As the most basic level, the more expensive your lifestyle, the more income you’ll require in retirement to maintain it. Especially for high-earners, saving outside of a 401(k) is likely necessary to maintain the same standard of living in retirement. A brokerage account is typically the best type of investment account in this situation, as there are no limits on how much you can contribute.

Fortunately, the best way to combat lifestyle inflation is usually the easiest. Automating your savings to systematically sweep extra cash into an investment account or high-yielding savings account is a great way to set it and forget it. Even though funds in a brokerage account can be liquidated at any time without a penalty (though subject to capital gains taxes), the extra steps required to obtain the cash helps prevent investors from making large impulse purchases.

Also consider holding emergency savings or goal-based funds at a separate institution from your regular cash accounts. Individuals are tempted to ‘spend what they see’ so excluding those funds from daily visibility can help keep you on track.

Seek professional help

The best time to engage a professional advisor is actually before there is a glaring need for one. Waiting until tax issues arise to call a CPA or contacting a financial advisor after you’ve already retired limits the advisor’s ability to help.
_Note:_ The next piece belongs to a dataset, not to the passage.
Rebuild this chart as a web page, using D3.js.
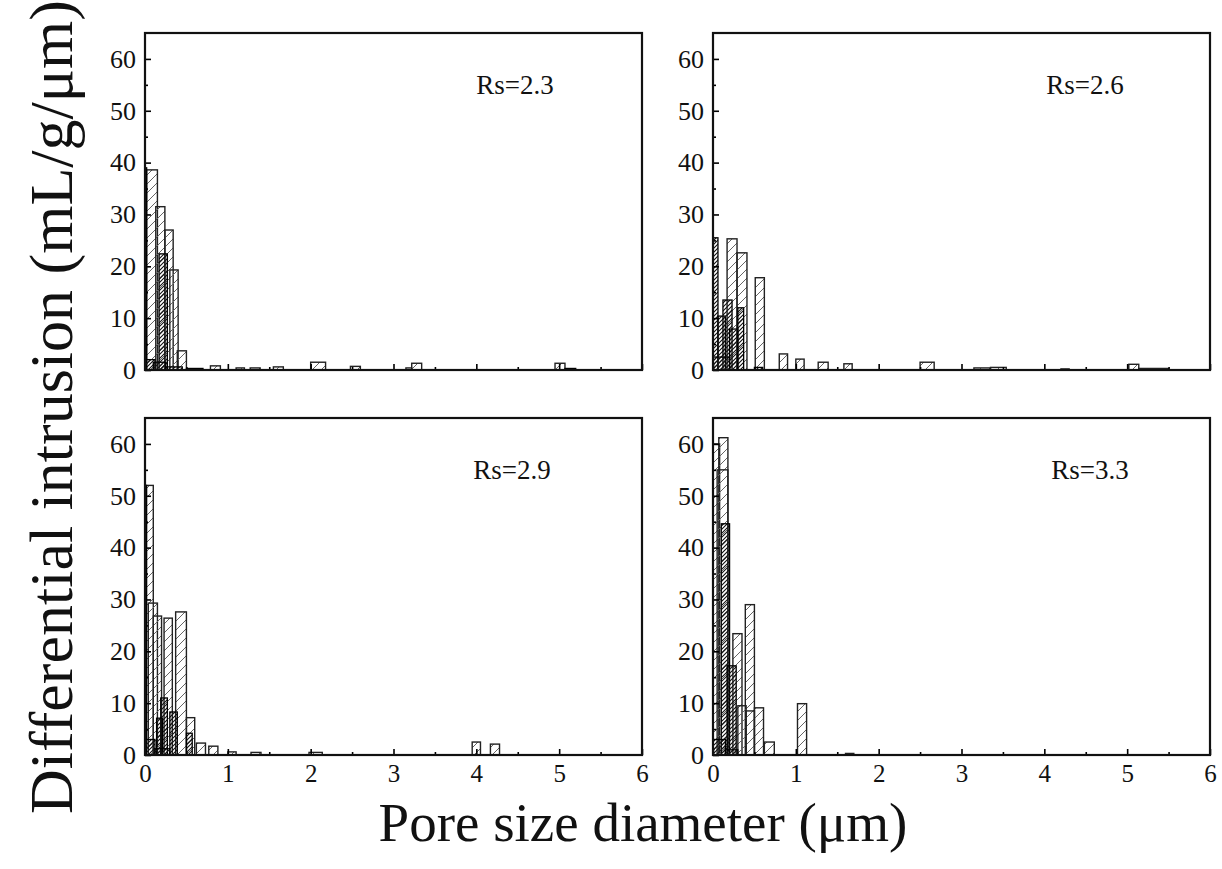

In many cases, it isn’t possible to rewind time, and depending on the situation, planning opportunities may be scarce.

Whether you truly need a financial advisor or accountant will depend on your situation. Not all investors will require the support of a professional. For individuals who would benefit from working with an advisor, delaying the decision may mean missing financial opportunities or delaying your goals. Just as the benefits of making good decisions can compound over time through investment returns or increased savings, so too can the impacts of making poor financial choices.